Le Ministère public genevois indique avoir ouvert une procédure pénale visant à faire la lumière sur une affaire qui remonte à 2018 et qui impliquerait une travailleuse du sexe et un policier genevois. Les faits ont été révélés par la RTS.
Une travailleuse du sexe, que nous nommerons Roxane pour protéger son identité – comme la RTS –, a raconté son calvaire survenu à Genève, en avril 2018, à nos confrères. Cette Roumaine prétend avoir été agressée sexuellement, violée et séquestrée dans une voiture par un policier en congé au moment des faits. Cette affaire n'a jamais fait l'objet d'une enquête officielle ni d'un dépôt de plainte.
Le Parquet a donc décidé d'agir après la diffusion, par la RTS, d'une large enquête relatant les propos de la prostituée. La procédure a été ouverte même si le Ministère public n'a été saisi d'aucune plainte.
La rencontre se déroule le plus classiquement du monde: le policier (et agresseur présumé) approche Roxane et lui demande ses services. Ils cherchent alors un coin à l'écart.
La situation dégénère rapidement. Elle affirme que l'homme a sorti un badge de police et l'a menacée. «Je devais désormais, selon lui, faire ce qu'il voulait, sinon il me renverrait dans mon pays», assure-t-elle à nos confrères. L'homme – qu'elle qualifie de sadomaso – sentait l'alcool. Il la violente, la touche, la frappe: «il a tenté de retirer son préservatif» pendant le rapport, relate la victime. Le policier l'aurait attrapée au cou, «comme pour me tuer».
Roxane puise dans ses dernières forces pour frapper son agresseur dans les parties intimes et s'extraire de la voiture, à moitié nue.
Une fois libre, elle appelle un taxi. C'est ce dernier qui contacte la police après avoir vu l'état de sa cliente. Une patrouille arrive.
La prostituée raconte son histoire à l'un des agents. Il est même question d'appeler une ambulance. «La police a été très bienveillante avec moi», relate-t-elle, mais tout bascule quand ils découvrent que l'accusé est l'un des leurs.
Les choses deviennent étranges quand un commissaire arrive. Roxane est emmenée dans un poste de police, qui était curieusement fermé cette nuit-là. Le haut gradé de la police s'est occupé de l'affaire. Il assure que l'homme qui l'avait agressée n'était pas un policier.
Le commissaire laisse la plaignante dans une salle et revient... avec son agresseur. «Là, j'ai eu très peur», raconte la victime à nos confrères. Le haut gradé lui propose un arrangement financier pour qu'elle se taise. Elle raconte qu'elle a refusé l'argent, mais qu'il l'a placé dans son sac de force.
Selon Roxane, l'officier lui aurait également insinué que pour «pouvoir continuer à exercer» à Genève, elle devait se taire et que cela valait les 500 francs proposés. Effrayée et désespérée, elle a finalement renoncé à porter plainte, se sentant impuissante.

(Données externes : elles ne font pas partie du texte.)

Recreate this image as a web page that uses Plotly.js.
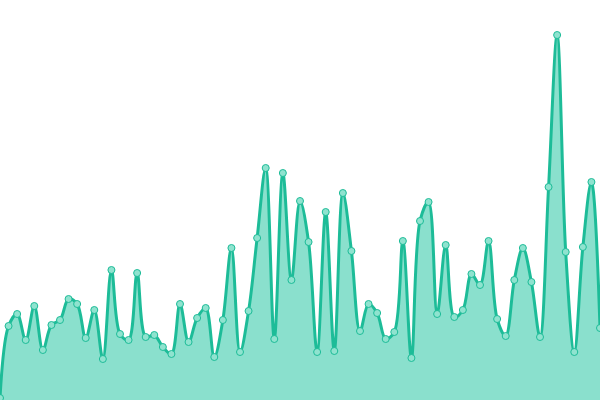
<!DOCTYPE html>
<html>
<head>
<meta charset="utf-8">
<script src="https://cdn.plot.ly/plotly-3.0.1.min.js"></script>
<style>
  html, body { margin: 0; padding: 0; background: #fff; }
  #graph { width: 600px; height: 400px; }
</style>
</head>
<body>
<div id="graph"></div>
<script>
(function(){

'use strict';

  var graph = document.getElementById('graph');

  // One value per sample (plot height = 400 units).
  var values = [
    2, 74, 86, 60, 94, 50, 75, 80, 101, 96,
    62, 90, 41, 130, 66, 60, 127, 63, 65, 53,
    46, 96, 58, 82, 92, 43, 80, 152, 48, 89,
    162, 232, 61, 227, 120, 199, 158, 48, 188, 49,
    207, 149, 69, 96, 87, 61, 68, 159, 42, 179,
    198, 86, 155, 83, 90, 126, 115, 159, 81, 64,
    120, 152, 118, 63, 213, 365, 148, 48, 153, 218,
    72
  ];

  var steps = values.map(function(v, i){ return i; });

  var lineColor = '#1dbc98';
  var areaColor = '#8ae0cd';

  var trace = {
    type: 'scatter',
    mode: 'lines+markers',
    x: steps,
    y: values,
    fill: 'tozeroy',
    fillcolor: areaColor,
    line: {
      color: lineColor,
      width: 3,
      shape: 'spline',
      smoothing: 1
    },
    marker: {
      size: 7,
      color: '#8fe3cf',
      line: { color: lineColor, width: 1 }
    },
    cliponaxis: true,
    hoverinfo: 'none'
  };

  var hiddenAxis = {
    visible: false,
    showgrid: false,
    zeroline: false,
    fixedrange: true
  };

  var layout = {
    width: 600,
    height: 400,
    margin: { l: 0, r: 0, t: 0, b: 0, pad: 0 },
    paper_bgcolor: '#ffffff',
    plot_bgcolor: '#ffffff',
    showlegend: false,
    xaxis: Object.assign({}, hiddenAxis, { range: [0, steps.length - 1] }),
    yaxis: Object.assign({}, hiddenAxis, { range: [0, 400] })
  };

  Plotly.newPlot(graph, [trace], layout, { displayModeBar: false, staticPlot: true });

})();
</script>
</body>
</html>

Cinq ans après les événements traumatisants, Roxane souhaite maintenant porter plainte. Elle se dit prête à affronter son agresseur.
Là aussi, c'est nébuleux. Selon la RTS, la main courante établie cette nuit-là a été intentionnellement modifiée, occultant les détails les plus choquants de l'affaire. D'après l'enquête de nos collègues:
Toutefois, les passages relatant la violence subie par Roxane ainsi que les tendances sadomasochistes du policier ont été effacés. C'est le cas aussi de «l'arrangement» financier avec l'agresseur manifestement ivre. Les raisons et les ordres derrière cette altération demeurent mystérieux. Le procureur général genevois affirme avoir été informé de l'affaire par la police des polices, qui considérait qu'une enquête n'était pas justifiée, car la victime ne voulait pas porter plainte.
Notons que le compte rendu détaillé de l'agression, relatée par Roxane après les faits, a bel et bien été transmis. Document qui, selon la cellule enquête de la RTS correspond au témoignage que Roxane leur a fait de cette nuit-là.
Le procureur général de Genève Olivier Jornot s'occupera de l'affaire. D'entente avec la commandante de la police genevoise, les investigations policières sont confiées à trois policiers de l'inspection générale des services (IGS) tous sont issus de la police judiciaire et ont rejoint l'IGS bien après les faits.
La procédure pénale ouverte par le Ministère public genevois portera «tant sur l'agression à caractère sexuel» évoquée par la travailleuse du sexe que «sur la manière dont les faits, à l'époque, ont été appréhendés par la police».